The informal setting worked well, and interested farmers agreed to host farm visits and tours on a rotating basis. Meals became potluck, to reduce the work on an individual. Finding time during the hectic days of summer was a problem. Once time constraints eased up in the fall attendance improved.

For farmers bucking mainstream agriculture these gatherings fill a big gap, since few take in events such as "Crop Days" anymore. Stoller sees a lot of value in the socializing, viewing each others' farm, and sharing each others' problems and successes .

During the year's experience she found there was a need for a `leader' to help keep things on track. For the most part, members found the group very rewarding, and plan to continue.


As Stoller finished, Ted Zettel outlined how the central organization of the EFAO could help local group get underway. It could help initially by identifying potential members within certain areas. (See separate article.) At later stages Directors can help in locating or acting as advisors, suggesting other resources, and coordinating communication between groups. Admittedly, its role will evolve as the needs of local groups become clearer.

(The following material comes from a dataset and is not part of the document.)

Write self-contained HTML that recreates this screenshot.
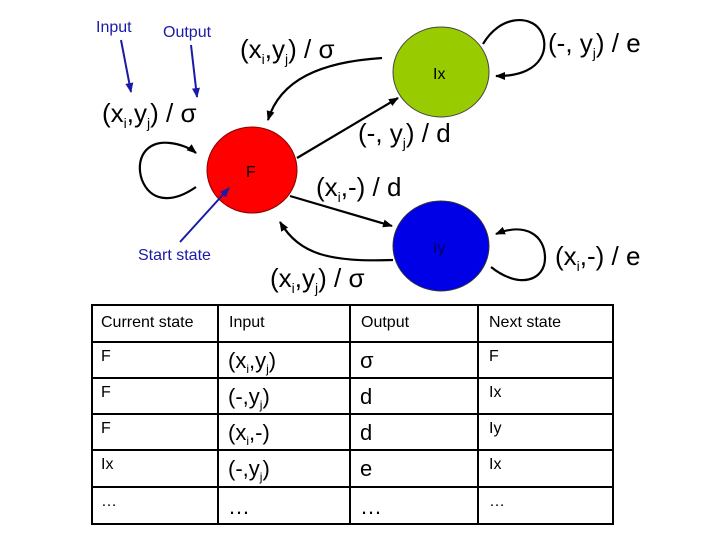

A short Report from the Directors was given. This included a financial report, plus summaries concerning the library, newsletter, memberships and questionnaires.


As a small sign of appreciation for their years of service, presentations were made to Lawrence Andres, Mike Pembry and Phil Beard. In keeping with the EFAO's focus on food, Mike and Phil received cherry cutting boards and bread knives. In recognition of the extensive efforts of both Lawrence and Mathilde Andres, without whom there would be no EFAO, Ted Zettel presented them with a roll-top bread box and a cutting board. This presentation was somewhat overshadowed by the last gift - a beautiful little goat - intended to inspire a new, easier direction for the Andres.


The last item of the day was the election of Directors. To help introduce all directors to members, we have a separate article.